July 2, 2013

Career Advice

How to Get a Journalism Internship

By: Megan Ward

This is an industry that rewards strong, committed work with advancement. Getting there takes more than a journalism degree and references from professors. It takes experience. An internship is your ticket there. Just like most things in life, what you get out of it depends on what you put into it. An internship is an opportunity to learn skills, make connections, produce examples of your published work and find out if this is the right career for you.

Many students may dream about interning at larger newspapers like The Chicago Tribune or The Charlotte Observer. There is great value to working in a large newsroom and making connections with journalists who have made it this far, but an internship at a large, metro paper in a big city may be difficult to obtain. Furthermore, with the prestige of interning at a large paper often goes clerical and research work.

Interns at smaller papers, however, often write front page stories their first week. A smaller staff can allow you to interact more closely with other staff members including copyeditors, photographers, and online editors. You will probably receive more attention at a smaller paper. Interns at a community paper often have more responsibilities and a wider range of coverage opportunities.

In May, newspaper editors may field dozens of phone calls and emails from young, aspiring journalists searching for a summer internship. Get ahead of them. Send an e-mail in the winter. Give the dates you will be available to work and the times. Tell the editor what you are willing to do.

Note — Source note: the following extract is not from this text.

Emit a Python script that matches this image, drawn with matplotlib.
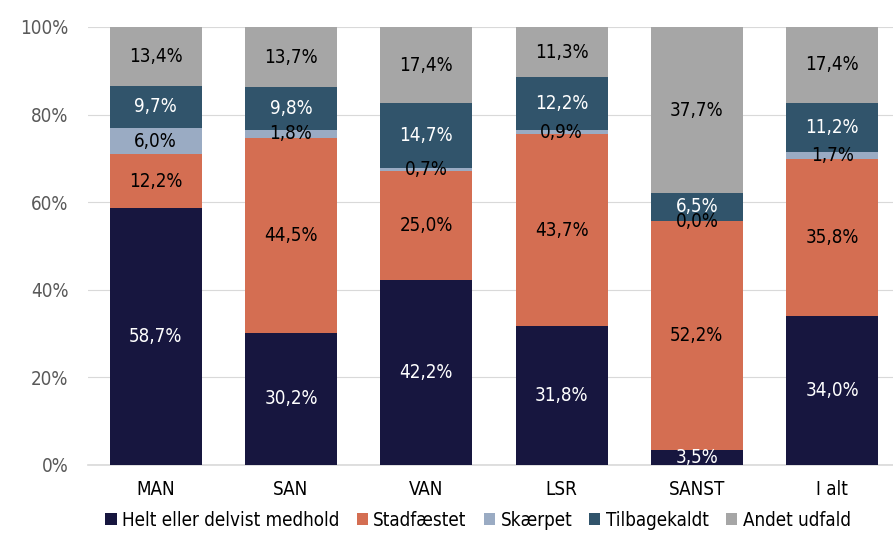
import numpy as np
import matplotlib
matplotlib.use("Agg")
import matplotlib.pyplot as plt
from matplotlib.ticker import FuncFormatter

plt.rcParams['font.family'] = ['DejaVu Sans']
plt.rcParams['font.stretch'] = 'condensed'

categories = ['MAN', 'SAN', 'VAN', 'LSR', 'SANST', 'I alt']
series_names = ['Helt eller delvist medhold', 'Stadfæstet', 'Skærpet', 'Tilbagekaldt', 'Andet udfald']
medhold = [58.7, 30.2, 42.2, 31.8, 3.5, 34.0]
stadfaestet = [12.2, 44.5, 25.0, 43.7, 52.2, 35.8]
skaerpet = [6.0, 1.8, 0.7, 0.9, 0.0, 1.7]
tilbagekaldt = [9.7, 9.8, 14.7, 12.2, 6.5, 11.2]
andet = [13.4, 13.7, 17.4, 11.3, 37.7, 17.4]

colors = ['#17163f', '#d46e52', '#9aabc3', '#31546b', '#a6a6a6']
text_colors = ['white', 'black', 'black', 'white', 'black']

fig = plt.figure(figsize=(8.93, 5.33), dpi=100)
ax = fig.add_axes([88/893, 1-465/533, (893-88)/893, (465-27)/533])

x = np.arange(len(categories))
bottom = np.zeros(len(categories))
for name, vals, c, tc in zip(series_names, [medhold, stadfaestet, skaerpet, tilbagekaldt, andet], colors, text_colors):
    vals = np.array(vals)
    ax.bar(x, vals, 0.68, bottom=bottom, color=c, label=name, zorder=3)
    for xi, b, v in zip(x, bottom, vals):
        ax.text(xi, b + v/2, f'{v:.1f}%'.replace('.', ','), ha='center', va='center',
                color=tc, fontsize=13.5, zorder=4)
    bottom += vals

ax.set_xlim(-0.5, 5.45)
ax.set_ylim(0, 100)
ax.set_yticks([0, 20, 40, 60, 80, 100])
ax.yaxis.set_major_formatter(FuncFormatter(lambda v, p: f'{v:.0f}%'))
ax.grid(axis='y', color='#d9d9d9', linewidth=0.8, zorder=0)
for s in ['top', 'right', 'left']:
    ax.spines[s].set_visible(False)
ax.spines['bottom'].set_color('#d9d9d9')
ax.spines['bottom'].set_linewidth(1.2)
ax.tick_params(axis='both', length=0)
ax.tick_params(axis='y', labelsize=13.5, labelcolor='#595959', pad=14)
ax.tick_params(axis='x', labelsize=13.5, pad=11)
ax.set_xticks(x)
ax.set_xticklabels(categories)

ax.legend(loc='center', bbox_to_anchor=(478/893, 1-520/533), bbox_transform=fig.transFigure,
          ncol=5, frameon=False, fontsize=13.5, handlelength=0.6, handleheight=0.6,
          handletextpad=0.3, columnspacing=0.9)

fig.savefig('out.png', dpi=100)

One of the things you should be willing to do is write stories, include a list of at least 10 story ideas. Make sure those ideas are all local. Explore the paper’s website, and read through the calendars in the newspaper from church events to art classes and even the classifieds to find local story ideas. Search community websites, such as the chamber of commerce, the county’s school system and more. In doing this, you will learn about the community and find story ideas.

Your well-researched story list will show an editor what you can offer the paper. Follow up with a phone call after you send the email. If you don’t hear back immediately, try again. Persistence pays off, but don’t go to the point of harassment. If you haven’t heard back after leaving a few messages and emails, move on to another newspaper.